23. The base according to claim 1, wherein the inner wall comprises an anti-inverting structure.

24. The base according to claim 1, further comprising a heel radius extending from the outer perimeter of the support surface, the heel radius centered with respect to a vertical axis of the base.

25. The base according to claim 24, further comprising a bumper extending from the heel radius.

26. The base according to claim 25, wherein the bumper comprises at least one of a square, rectangle, or round shape.

27. The base according to claim 24, wherein the support surface is coupled to the heel radius opposite the outer perimeter.

28. The base according to claim 1, wherein the polymeric material of the base includes HDPE.

29. The base according to claim 28, wherein the base is blow molded.
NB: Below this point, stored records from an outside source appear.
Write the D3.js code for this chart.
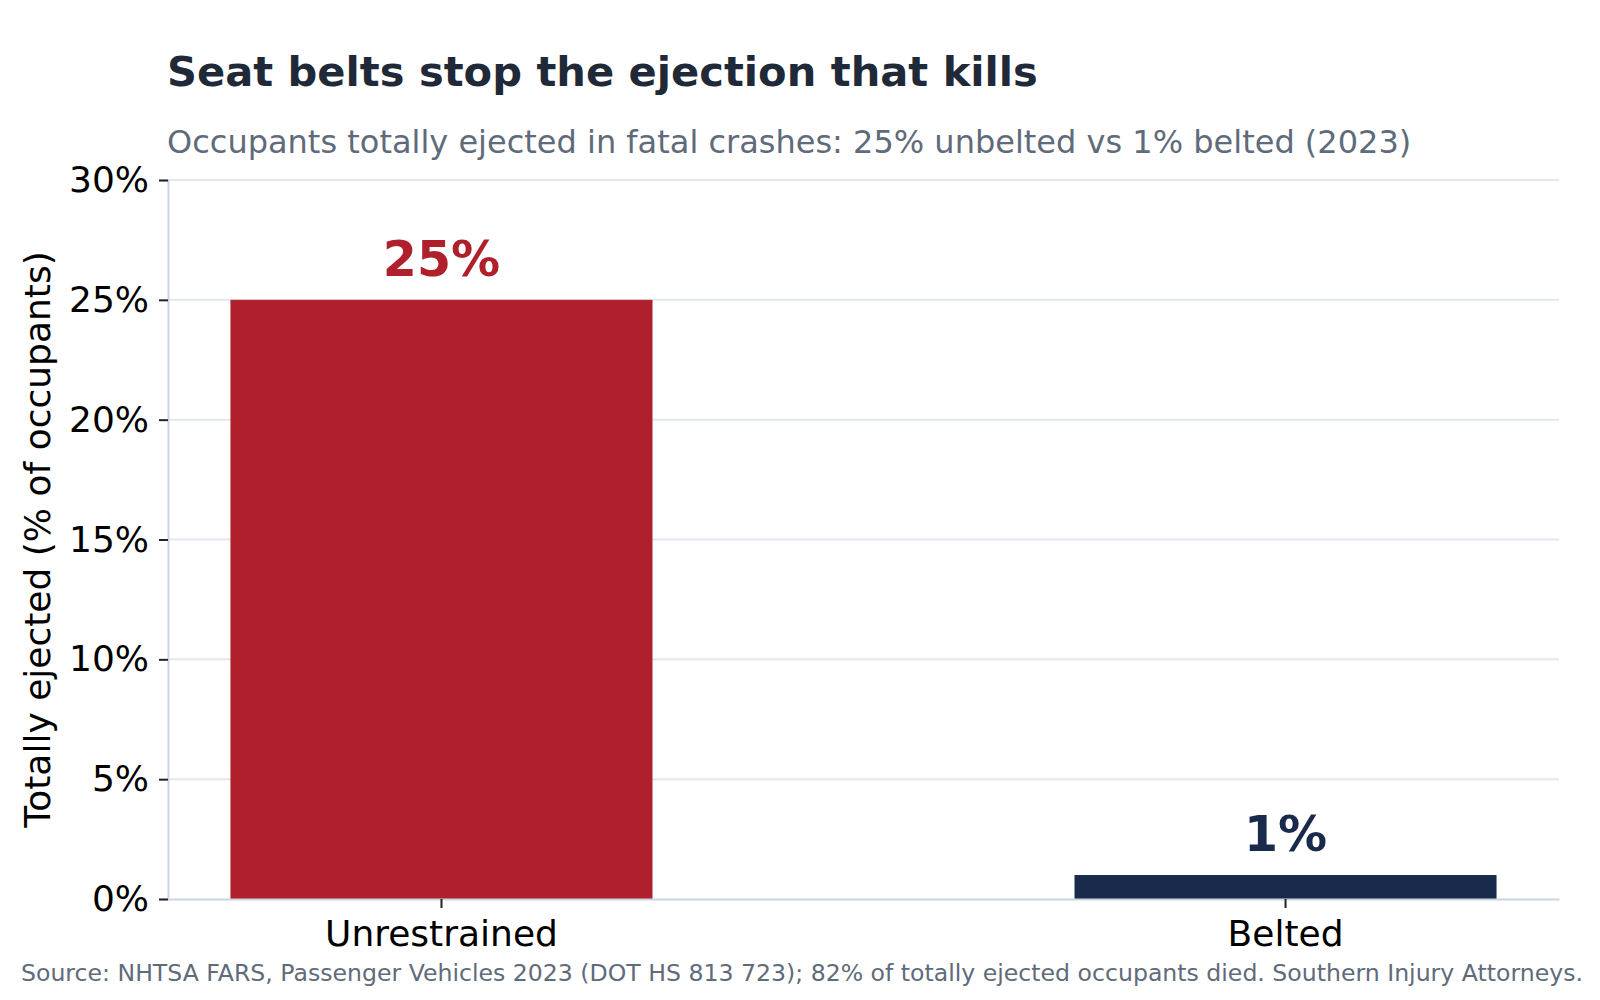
<!DOCTYPE html>
<html>
<head>
<meta charset="utf-8">
<script src="https://cdn.jsdelivr.net/npm/d3@7"></script>
<style>
  body { margin: 0; background: #fff; }
  text { font-family: "DejaVu Sans", sans-serif; }
</style>
</head>
<body>
<div id="chart"></div>
<script>
const categories = ["Unrestrained", "Belted"]
const values = [25, 1]
const valueLabels = ["25%", "1%"]
const barColors = ["#b01f2c", "#1a2a4d"]
const yTicks = [0, 5, 10, 15, 20, 25, 30]

const titleText = "Seat belts stop the ejection that kills"
const subtitleText = "Occupants totally ejected in fatal crashes: 25% unbelted vs 1% belted (2023)"
const yLabelText = "Totally ejected (% of occupants)"
const sourceText = "Source: NHTSA FARS, Passenger Vehicles 2023 (DOT HS 813 723); 82% of totally ejected occupants died. Southern Injury Attorneys."

function createCanvas(){
    return { width: 1600, height: 1000, margin: {top: 180, right: 41, bottom: 101, left: 168} }
}

function addSvg(id, canvas){
    return d3.select(id).append("svg")
      .attr("width", canvas.width).attr("height", canvas.height)
      .attr("viewBox", `0 0 ${canvas.width} ${canvas.height}`)
}

function addScales(canvas){
    const xScale = d3.scaleBand().domain(categories)
      .range([canvas.margin.left, canvas.width - canvas.margin.right])
      .paddingInner(0.5).paddingOuter(0.074)

    const yScale = d3.scaleLinear().domain([0, 30])
      .range([canvas.height - canvas.margin.bottom, canvas.margin.top])

    return {xScale, yScale}
}

function addGrid(svg, sc, canvas){
    svg.append("g").selectAll("line").data(yTicks.filter(d => d > 0)).enter()
      .append("line")
      .attr("x1", canvas.margin.left).attr("x2", canvas.width - canvas.margin.right)
      .attr("y1", d => sc.yScale(d)).attr("y2", d => sc.yScale(d))
      .attr("stroke", "#e2e8f0").attr("stroke-width", 2)
}

function addBars(svg, sc){
    const rows = categories.map((c, i) => ({cat: c, value: values[i], label: valueLabels[i], color: barColors[i]}))

    svg.append("g").selectAll("rect").data(rows).enter()
      .append("rect")
      .attr("x", d => sc.xScale(d.cat)).attr("width", sc.xScale.bandwidth())
      .attr("y", d => sc.yScale(d.value))
      .attr("height", d => sc.yScale(0) - sc.yScale(d.value))
      .attr("fill", d => d.color)

    svg.append("g").selectAll("text").data(rows).enter()
      .append("text")
      .attr("x", d => sc.xScale(d.cat) + sc.xScale.bandwidth() / 2)
      .attr("y", d => sc.yScale(d.value) - 24)
      .attr("text-anchor", "middle").attr("font-size", "49px").attr("font-weight", "bold")
      .attr("fill", d => d.color)
      .text(d => d.label)
}

function addAxes(svg, sc, canvas){
    const yAxis = svg.append("g").attr("transform", `translate(${canvas.margin.left},0)`)
      .call(d3.axisLeft(sc.yScale).tickValues(yTicks).tickFormat(d => d + "%").tickSize(9).tickPadding(10))
    yAxis.select(".domain").attr("stroke", "#cbd5e1").attr("stroke-width", 2)
    yAxis.selectAll(".tick line").attr("stroke", "#222").attr("stroke-width", 2)
    yAxis.selectAll(".tick text").attr("font-size", "36px").attr("fill", "#000")
      .attr("font-family", "DejaVu Sans, sans-serif")

    const xAxis = svg.append("g").attr("transform", `translate(0,${sc.yScale(0)})`)
      .call(d3.axisBottom(sc.xScale).tickSize(9).tickPadding(12).tickSizeOuter(0))
    xAxis.select(".domain").attr("stroke", "#cbd5e1").attr("stroke-width", 2)
    xAxis.selectAll(".tick line").attr("stroke", "#222").attr("stroke-width", 2)
    xAxis.selectAll(".tick text").attr("font-size", "36px").attr("fill", "#000")
      .attr("font-family", "DejaVu Sans, sans-serif")
}

function addLabels(svg, canvas){
    svg.append("text").attr("x", 167).attr("y", 86)
      .attr("font-size", "41.6px").attr("font-weight", "bold").attr("fill", "#1f2937")
      .text(titleText)

    svg.append("text").attr("x", 167).attr("y", 153)
      .attr("font-size", "32px").attr("fill", "#5f6b7a")
      .text(subtitleText)

    const plotMid = (canvas.margin.top + canvas.height - canvas.margin.bottom) / 2
    svg.append("text")
      .attr("transform", `translate(50,${plotMid}) rotate(-90)`)
      .attr("text-anchor", "middle").attr("font-size", "36px").attr("fill", "#000")
      .text(yLabelText)

    svg.append("text").attr("x", 21).attr("y", 981)
      .attr("font-size", "23.6px").attr("fill", "#5f6b7a")
      .text(sourceText)
}

const canvas = createCanvas()
const svg = addSvg("#chart", canvas)
const sc = addScales(canvas)
addGrid(svg, sc, canvas)
addBars(svg, sc)
addAxes(svg, sc, canvas)
addLabels(svg, canvas)
</script>
</body>
</html>
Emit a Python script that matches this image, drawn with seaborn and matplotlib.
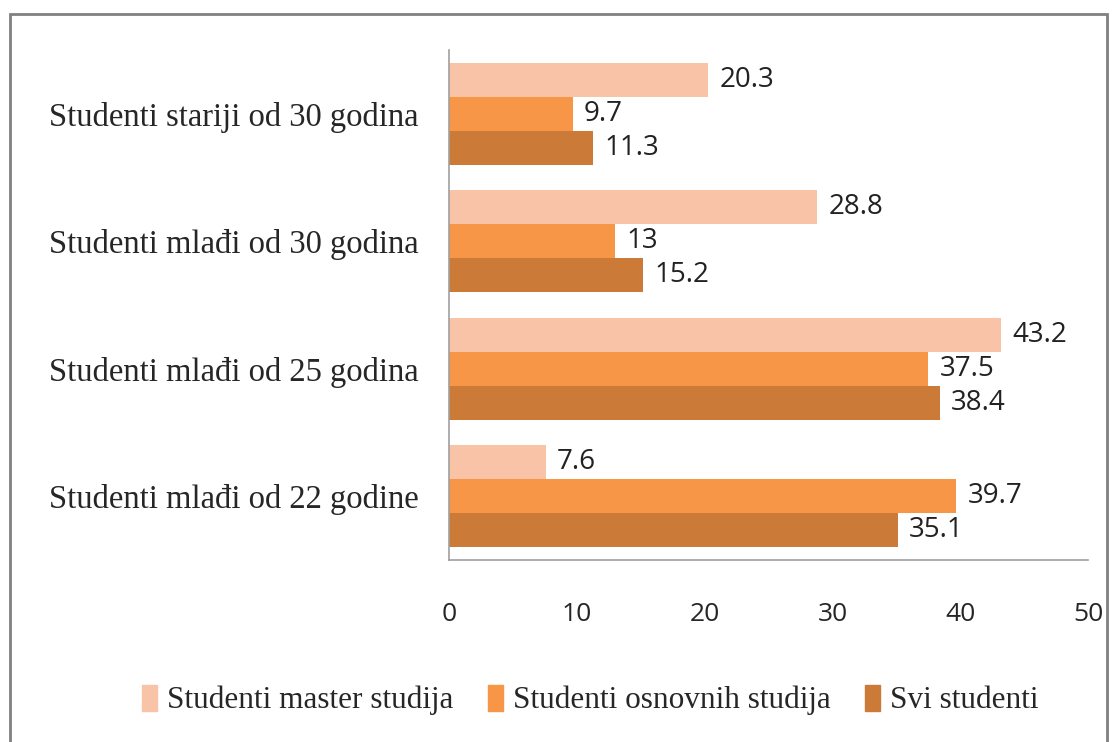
import pandas as pd
import matplotlib.pyplot as plt
import matplotlib.patches as mpatches
import seaborn as sns

# Categories (top to bottom) and series
categories = ['Studenti stariji od 30 godina', 'Studenti mlađi od 30 godina',
              'Studenti mlađi od 25 godina', 'Studenti mlađi od 22 godine']
series = ['Studenti master studija', 'Studenti osnovnih studija', 'Svi studenti']
master = [20.3, 28.8, 43.2, 7.6]
osnovni = [9.7, 13, 37.5, 39.7]
svi = [11.3, 15.2, 38.4, 35.1]
xticks = [0, 10, 20, 30, 40, 50]
colors = ['#F9C3A7', '#F79646', '#CC7A38']

rows = []
for s, vals in zip(series, [master, osnovni, svi]):
    for c, v in zip(categories, vals):
        rows.append({'kategorija': c, 'serija': s, 'vrijednost': v})
df = pd.DataFrame(rows)

sns.set_style('white')
fig = plt.figure(figsize=(11.17, 7.42), dpi=100)
ax = fig.add_axes([449 / 1117, 1 - 560 / 742, (1088 - 449) / 1117, 510 / 742])

sns.barplot(data=df, y='kategorija', x='vrijednost', hue='serija', order=categories,
            hue_order=series, palette=colors, orient='h', width=0.8, ax=ax,
            saturation=1, legend=False, linewidth=0)

for cont in ax.containers:
    labels = [f'{v:g}' for v in cont.datavalues]
    ax.bar_label(cont, labels=labels, padding=8, fontsize=20, family='Open Sans',
                 color='#222222')

ax.set_xlim(0, 50)
ax.set_xticks(xticks)
ax.set_xlabel('')
ax.set_ylabel('')
ax.tick_params(axis='x', length=0, pad=30, labelsize=19)
ax.tick_params(axis='y', length=0, pad=22, labelsize=23.5)
for lab in ax.get_xticklabels():
    lab.set_family('Open Sans')
for lab in ax.get_yticklabels():
    lab.set_family('Liberation Serif')

for side in ['top', 'right']:
    ax.spines[side].set_visible(False)
for side in ['left', 'bottom']:
    ax.spines[side].set_color('#A0A0A0')
    ax.spines[side].set_linewidth(1.2)

handles = [mpatches.Patch(color=c, label=s) for c, s in zip(colors, series)]
fig.legend(handles=handles, loc='center', bbox_to_anchor=(590 / 1117, 1 - 700 / 742),
           ncol=3, frameon=False, prop={'family': 'Liberation Serif', 'size': 22.5},
           handlelength=0.5, handleheight=0.9, handletextpad=0.3, columnspacing=1.1)

# outer frame around the chart
fig.patches.append(mpatches.Rectangle((10 / 1117, -0.01), 1097 / 1117, 1 - 14 / 742 + 0.01,
                                      transform=fig.transFigure, fill=False,
                                      edgecolor='#808080', linewidth=2))

fig.savefig('out.png', dpi=100)
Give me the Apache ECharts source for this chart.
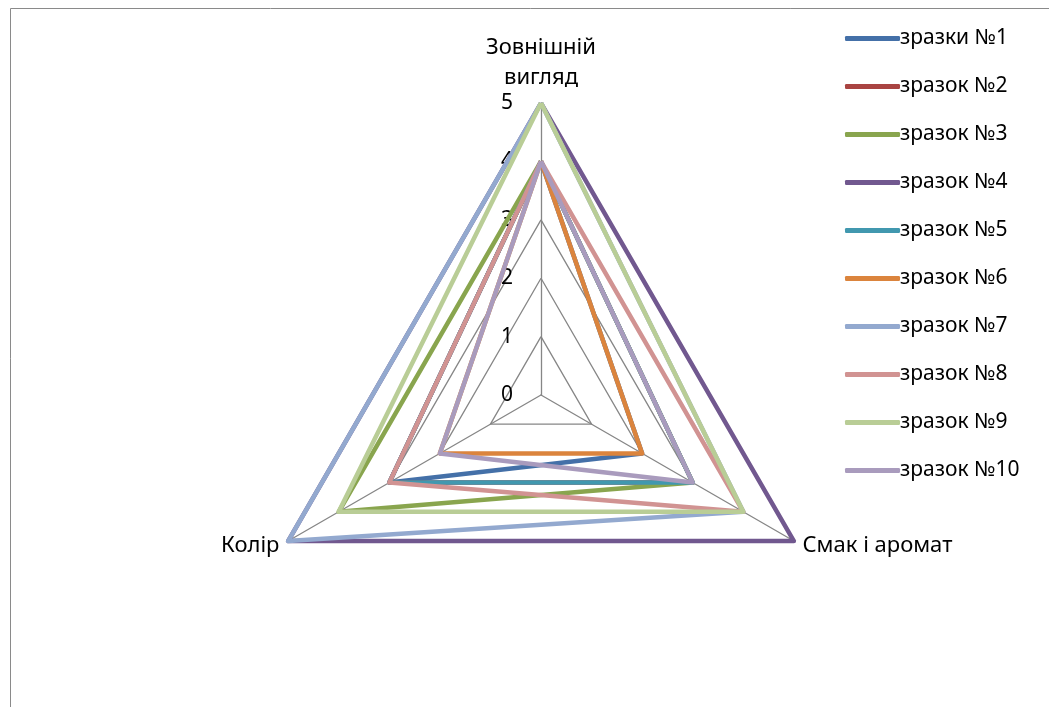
<!DOCTYPE html>
<html>
<head>
<meta charset="utf-8">
<script src="https://cdn.jsdelivr.net/npm/echarts@6/dist/echarts.min.js"></script>
<style>
  html, body { margin: 0; padding: 0; background: #fff; }
  #radarchart { width: 1049px; height: 707px; }
</style>
</head>
<body>
<div id="radarchart"></div>
<script>
// показники (порядок ECharts: верх, ліво, право)
var indicatorNames = ['Зовнішній\nвигляд', 'Колір', 'Смак і аромат'];
var tickLabels = ['0', '1', '2', '3', '4', '5'];
var seriesNames = ['зразки №1', 'зразок №2', 'зразок №3', 'зразок №4', 'зразок №5',
                   'зразок №6', 'зразок №7', 'зразок №8', 'зразок №9', 'зразок №10'];
// значення: [Зовнішній вигляд, Колір, Смак і аромат]
var s1 = [4, 3, 2];
var s2 = [4, 3, 3];
var s3 = [4, 4, 3];
var s4 = [5, 5, 5];
var s5 = [4, 3, 3];
var s6 = [4, 2, 2];
var s7 = [5, 5, 4];
var s8 = [4, 3, 4];
var s9 = [5, 4, 4];
var s10 = [4, 2, 3];
var colors = ['#4470A8', '#A94442', '#89A54E', '#71588F', '#4198AF',
              '#DB843D', '#93A9CF', '#D19392', '#B9CD96', '#A99BBD'];

;(function(){
    var chart = echarts.init(document.getElementById('radarchart'));
    var values = [s1, s2, s3, s4, s5, s6, s7, s8, s9, s10];
    var font = 'Noto Sans';

    var seriesList = values.map(function (v, i) {
        return {
            name: seriesNames[i],
            type: 'radar',
            symbol: 'none',
            z: 2 + i,
            lineStyle: { width: 4.5, color: colors[i] },
            itemStyle: { color: colors[i] },
            data: [{ name: seriesNames[i], value: v }]
        };
    });

    var option = {
        animation: false,
        color: colors,
        graphic: [{
            type: 'rect',
            shape: { x: 10.5, y: 8.5, width: 1200, height: 900 },
            style: { fill: 'none', stroke: '#8a8a8a', lineWidth: 1 },
            silent: true
        }],
        legend: {
            orient: 'vertical',
            left: 840,
            top: 19,
            itemWidth: 55,
            itemHeight: 5,
            itemGap: 19,
            icon: 'roundRect',
            textStyle: { fontFamily: font, fontSize: 21, lineHeight: 29, color: '#000', padding: [0, 0, 0, -5] },
            data: seriesNames
        },
        radar: {
            center: [541, 395],
            radius: 292,
            shape: 'polygon',
            splitNumber: 5,
            startAngle: 90,
            axisName: {
                color: '#000',
                fontFamily: font,
                fontSize: 22,
                lineHeight: 30
            },
            nameGap: 10,
            splitLine: { lineStyle: { color: '#868686', width: 1.3 } },
            splitArea: { show: false },
            axisLine: { lineStyle: { color: '#868686', width: 1.3 } },
            axisLabel: { show: false },
            indicator: indicatorNames.map(function (n, i) {
                var ind = { name: n, min: 0, max: 5 };
                if (i === 0) {
                    ind.axisLabel = {
                        show: true,
                        color: '#000',
                        fontFamily: font,
                        fontSize: 21,
                        margin: 28,
                        formatter: function (val) {
                            return tickLabels[Math.round(val)];
                        }
                    };
                }
                return ind;
            })
        },
        series: seriesList
    };

    chart.setOption(option);
})()
</script>
</body>
</html>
30. A container made of polymeric material, comprising:

a top portion defining a mouth;

a sidewall portion coupled to the top portion; and

a base coupled to the sidewall portion opposite the top portion, the base including

a support surface having an outer perimeter defining a first dimension along a major axis and a second dimension along a minor axis disposed approximately 90° from the major axis,

an inner wall coupled to the support surface opposite the outer perimeter, and

a dome projecting upwardly from the inner wall and having an initial depth with respect to the support surface, the dome comprising a major radius of curvature along the major axis and a minor radius of curvature along the minor axis, wherein the dome is deflectable in response to a differential pressure across the base of at least 3.2 PSI without permanent deformation of the base.

31. The container according to claim 30, wherein the initial depth of the dome is between approximately 8 percent to approximately 15 percent of the first dimension, wherein the initial depth of the dome is between approximately 12 percent to approximately 24 percent of the second dimension, wherein the initial depth of the dome is between approximately 5 percent to approximately 10 percent of the major radius of curvature, and wherein the initial depth of the dome is between approximately 14 percent to approximately 28 percent of the minor radius of curvature.